The Joy of Beauty in Public Places

Park Flower Bed
Park Flower Bed. Click on the photo to see the details!

In my neighbourhood there is a park with three parts to it; there are tennis courts, a playground for kids, and a small area for walking or sitting, complete with park benches, trees and shrubs. It’s a lovely park and I take for granted what a hub of activity it is in the summer. People walk their dogs around and through it, lots of kids enjoy the playground equipment, and the tennis courts are busy day and evening. All of this makes a wonderful public space for the humans of our neighbourhood. It touches all the bases; some structured play areas for kids and adults, and the unstructured area with a circular gravel walk surrounding a large lawn. This would be enough to make this a valued space in our community, but some bright light in the public works department (whose name I wish I knew so I could send him a fruit basket on his birthday) decided that the park needed a flower garden component. So, part of the grassy area is given over to a large flower bed with a few other beds planted in random corners of the park. These beds were planned by a wise gardener who chose his plants with care. The season starts with tulips and daffodils and moves through the perennials. Many are the tried and true echinacea, bee balm, and black-eyed susans, salvia and various shades of rudbeckia; now, in August, the dinner-plate sized Rose of Sharon are blooming in vivid shades of pink. It’s the perfect plant for a park bed, because you can see them from a distance and they really pop. In the fall, the shrubs here and there in the park turn a vivid red, adding to the beauty of that season. The loveliness touches me every day as I walk through it with my dogs, and every year that it continues to exist increases my wonder and pleasure at it.

Indoor public spaces, with few flowers to draw my notice, rarely capture my imagination. However, I recently whiled away a pleasant half hour at Complexe Desjardins in the heart of downtown.  Although I work right next door and have been through it many times, I’ve never sat down to simply experience the space.

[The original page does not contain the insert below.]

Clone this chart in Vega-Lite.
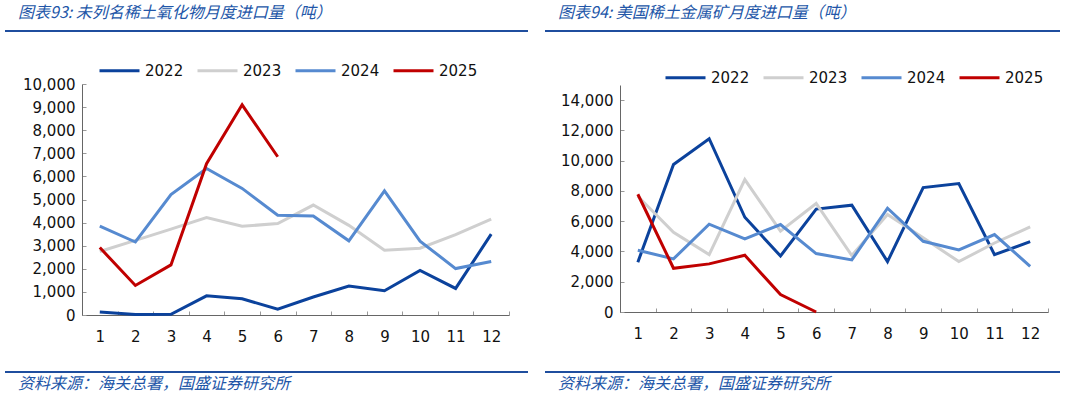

Essentially a mall and office building, it has an enormous central atrium, perhaps three stores or more high with a balcony running all around on each upper floor where you can lean over and people-watch. The stores face inwards from all around. They’ve recently restyled the area and set up benches where you can sit and watch the fountain do its thing in the centre. It is a simple, large , square, plate-shaped fountain, but the water dances in it in an intriguing way, every so often sending plumes almost as high as the ceiling. The day I was there, there were families with kids hanging around and every time the plume went up the kids squealed with delight. I sat there enjoying my ice cream cone and marvelling at the simple structure of the building, its enormous concrete pillars holding up the parapets, its vast open space, and the amazing fountain. It was a beauty unlooked for and overlooked. I was glad to have found it.